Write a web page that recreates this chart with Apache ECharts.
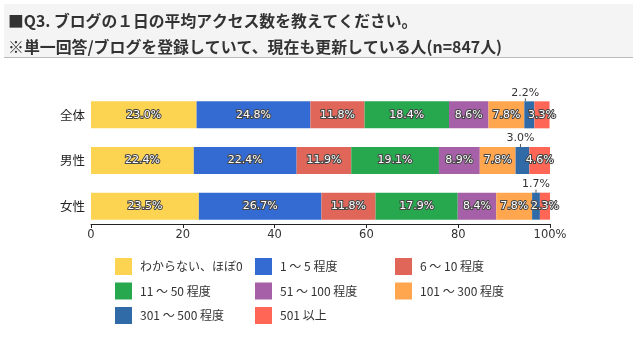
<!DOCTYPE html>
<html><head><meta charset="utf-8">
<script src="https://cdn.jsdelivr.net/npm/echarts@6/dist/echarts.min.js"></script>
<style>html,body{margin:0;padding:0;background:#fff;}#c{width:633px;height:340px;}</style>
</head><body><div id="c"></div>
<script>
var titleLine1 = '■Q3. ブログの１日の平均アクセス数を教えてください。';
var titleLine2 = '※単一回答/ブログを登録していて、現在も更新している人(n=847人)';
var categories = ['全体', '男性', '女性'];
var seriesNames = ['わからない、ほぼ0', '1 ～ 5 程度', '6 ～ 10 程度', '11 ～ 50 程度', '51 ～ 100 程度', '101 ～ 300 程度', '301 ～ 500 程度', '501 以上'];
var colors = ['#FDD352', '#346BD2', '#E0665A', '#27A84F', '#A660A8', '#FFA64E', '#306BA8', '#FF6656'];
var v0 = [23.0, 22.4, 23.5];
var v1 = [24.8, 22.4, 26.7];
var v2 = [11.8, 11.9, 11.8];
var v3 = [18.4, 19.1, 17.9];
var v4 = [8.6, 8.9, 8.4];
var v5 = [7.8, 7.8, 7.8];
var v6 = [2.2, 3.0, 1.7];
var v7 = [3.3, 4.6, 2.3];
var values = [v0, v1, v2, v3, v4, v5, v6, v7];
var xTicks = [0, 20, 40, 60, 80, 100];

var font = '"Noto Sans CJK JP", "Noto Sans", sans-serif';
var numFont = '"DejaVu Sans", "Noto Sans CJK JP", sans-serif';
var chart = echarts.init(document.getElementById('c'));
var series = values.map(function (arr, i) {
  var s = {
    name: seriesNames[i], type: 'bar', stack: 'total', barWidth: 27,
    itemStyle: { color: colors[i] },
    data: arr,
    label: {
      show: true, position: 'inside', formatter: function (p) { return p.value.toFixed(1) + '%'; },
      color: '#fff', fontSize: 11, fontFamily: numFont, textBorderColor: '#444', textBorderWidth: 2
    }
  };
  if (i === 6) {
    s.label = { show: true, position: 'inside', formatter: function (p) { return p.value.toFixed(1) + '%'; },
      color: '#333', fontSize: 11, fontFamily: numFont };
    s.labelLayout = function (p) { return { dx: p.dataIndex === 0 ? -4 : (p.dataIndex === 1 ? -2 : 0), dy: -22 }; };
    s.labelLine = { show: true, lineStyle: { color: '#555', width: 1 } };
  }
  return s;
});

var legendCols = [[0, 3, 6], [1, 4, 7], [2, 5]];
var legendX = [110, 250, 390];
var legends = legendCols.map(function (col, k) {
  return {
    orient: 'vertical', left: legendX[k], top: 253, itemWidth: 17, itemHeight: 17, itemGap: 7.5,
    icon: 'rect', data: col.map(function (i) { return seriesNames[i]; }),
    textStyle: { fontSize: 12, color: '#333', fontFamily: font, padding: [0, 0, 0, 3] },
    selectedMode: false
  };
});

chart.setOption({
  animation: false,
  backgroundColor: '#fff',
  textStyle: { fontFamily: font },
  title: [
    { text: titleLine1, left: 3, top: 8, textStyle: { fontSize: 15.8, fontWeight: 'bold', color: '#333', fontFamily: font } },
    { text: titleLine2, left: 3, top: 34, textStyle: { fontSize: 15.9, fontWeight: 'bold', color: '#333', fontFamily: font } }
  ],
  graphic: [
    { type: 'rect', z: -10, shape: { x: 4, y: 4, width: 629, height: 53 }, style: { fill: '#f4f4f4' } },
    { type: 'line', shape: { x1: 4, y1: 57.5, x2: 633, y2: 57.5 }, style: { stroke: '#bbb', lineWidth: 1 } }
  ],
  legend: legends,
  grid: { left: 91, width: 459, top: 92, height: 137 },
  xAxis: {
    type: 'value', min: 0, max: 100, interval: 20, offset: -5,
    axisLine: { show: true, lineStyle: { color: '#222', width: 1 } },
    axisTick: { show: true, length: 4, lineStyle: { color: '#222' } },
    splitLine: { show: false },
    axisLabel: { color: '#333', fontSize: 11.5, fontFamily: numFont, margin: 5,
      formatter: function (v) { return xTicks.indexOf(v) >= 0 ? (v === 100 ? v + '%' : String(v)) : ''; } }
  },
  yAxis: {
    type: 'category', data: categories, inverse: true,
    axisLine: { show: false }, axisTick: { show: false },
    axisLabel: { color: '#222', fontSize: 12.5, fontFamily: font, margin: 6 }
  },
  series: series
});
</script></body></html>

→ **Task brief**
Leave out the pictures and print every line of the data exactly.

→ **Written answer**
Write a web page that recreates this chart with Apache ECharts.
<!DOCTYPE html>
<html><head><meta charset="utf-8">
<script src="https://cdn.jsdelivr.net/npm/echarts@6/dist/echarts.min.js"></script>
<style>html,body{margin:0;padding:0;background:#fff;}#c{width:633px;height:340px;}</style>
</head><body><div id="c"></div>
<script>
var titleLine1 = '■Q3. ブログの１日の平均アクセス数を教えてください。';
var titleLine2 = '※単一回答/ブログを登録していて、現在も更新している人(n=847人)';
var categories = ['全体', '男性', '女性'];
var seriesNames = ['わからない、ほぼ0', '1 ～ 5 程度', '6 ～ 10 程度', '11 ～ 50 程度', '51 ～ 100 程度', '101 ～ 300 程度', '301 ～ 500 程度', '501 以上'];
var colors = ['#FDD352', '#346BD2', '#E0665A', '#27A84F', '#A660A8', '#FFA64E', '#306BA8', '#FF6656'];
var v0 = [23.0, 22.4, 23.5];
var v1 = [24.8, 22.4, 26.7];
var v2 = [11.8, 11.9, 11.8];
var v3 = [18.4, 19.1, 17.9];
var v4 = [8.6, 8.9, 8.4];
var v5 = [7.8, 7.8, 7.8];
var v6 = [2.2, 3.0, 1.7];
var v7 = [3.3, 4.6, 2.3];
var values = [v0, v1, v2, v3, v4, v5, v6, v7];
var xTicks = [0, 20, 40, 60, 80, 100];

var font = '"Noto Sans CJK JP", "Noto Sans", sans-serif';
var numFont = '"DejaVu Sans", "Noto Sans CJK JP", sans-serif';
var chart = echarts.init(document.getElementById('c'));
var series = values.map(function (arr, i) {
  var s = {
    name: seriesNames[i], type: 'bar', stack: 'total', barWidth: 27,
    itemStyle: { color: colors[i] },
    data: arr,
    label: {
      show: true, position: 'inside', formatter: function (p) { return p.value.toFixed(1) + '%'; },
      color: '#fff', fontSize: 11, fontFamily: numFont, textBorderColor: '#444', textBorderWidth: 2
    }
  };
  if (i === 6) {
    s.label = { show: true, position: 'inside', formatter: function (p) { return p.value.toFixed(1) + '%'; },
      color: '#333', fontSize: 11, fontFamily: numFont };
    s.labelLayout = function (p) { return { dx: p.dataIndex === 0 ? -4 : (p.dataIndex === 1 ? -2 : 0), dy: -22 }; };
    s.labelLine = { show: true, lineStyle: { color: '#555', width: 1 } };
  }
  return s;
});

var legendCols = [[0, 3, 6], [1, 4, 7], [2, 5]];
var legendX = [110, 250, 390];
var legends = legendCols.map(function (col, k) {
  return {
    orient: 'vertical', left: legendX[k], top: 253, itemWidth: 17, itemHeight: 17, itemGap: 7.5,
    icon: 'rect', data: col.map(function (i) { return seriesNames[i]; }),
    textStyle: { fontSize: 12, color: '#333', fontFamily: font, padding: [0, 0, 0, 3] },
    selectedMode: false
  };
});

chart.setOption({
  animation: false,
  backgroundColor: '#fff',
  textStyle: { fontFamily: font },
  title: [
    { text: titleLine1, left: 3, top: 8, textStyle: { fontSize: 15.8, fontWeight: 'bold', color: '#333', fontFamily: font } },
    { text: titleLine2, left: 3, top: 34, textStyle: { fontSize: 15.9, fontWeight: 'bold', color: '#333', fontFamily: font } }
  ],
  graphic: [
    { type: 'rect', z: -10, shape: { x: 4, y: 4, width: 629, height: 53 }, style: { fill: '#f4f4f4' } },
    { type: 'line', shape: { x1: 4, y1: 57.5, x2: 633, y2: 57.5 }, style: { stroke: '#bbb', lineWidth: 1 } }
  ],
  legend: legends,
  grid: { left: 91, width: 459, top: 92, height: 137 },
  xAxis: {
    type: 'value', min: 0, max: 100, interval: 20, offset: -5,
    axisLine: { show: true, lineStyle: { color: '#222', width: 1 } },
    axisTick: { show: true, length: 4, lineStyle: { color: '#222' } },
    splitLine: { show: false },
    axisLabel: { color: '#333', fontSize: 11.5, fontFamily: numFont, margin: 5,
      formatter: function (v) { return xTicks.indexOf(v) >= 0 ? (v === 100 ? v + '%' : String(v)) : ''; } }
  },
  yAxis: {
    type: 'category', data: categories, inverse: true,
    axisLine: { show: false }, axisTick: { show: false },
    axisLabel: { color: '#222', fontSize: 12.5, fontFamily: font, margin: 6 }
  },
  series: series
});
</script></body></html>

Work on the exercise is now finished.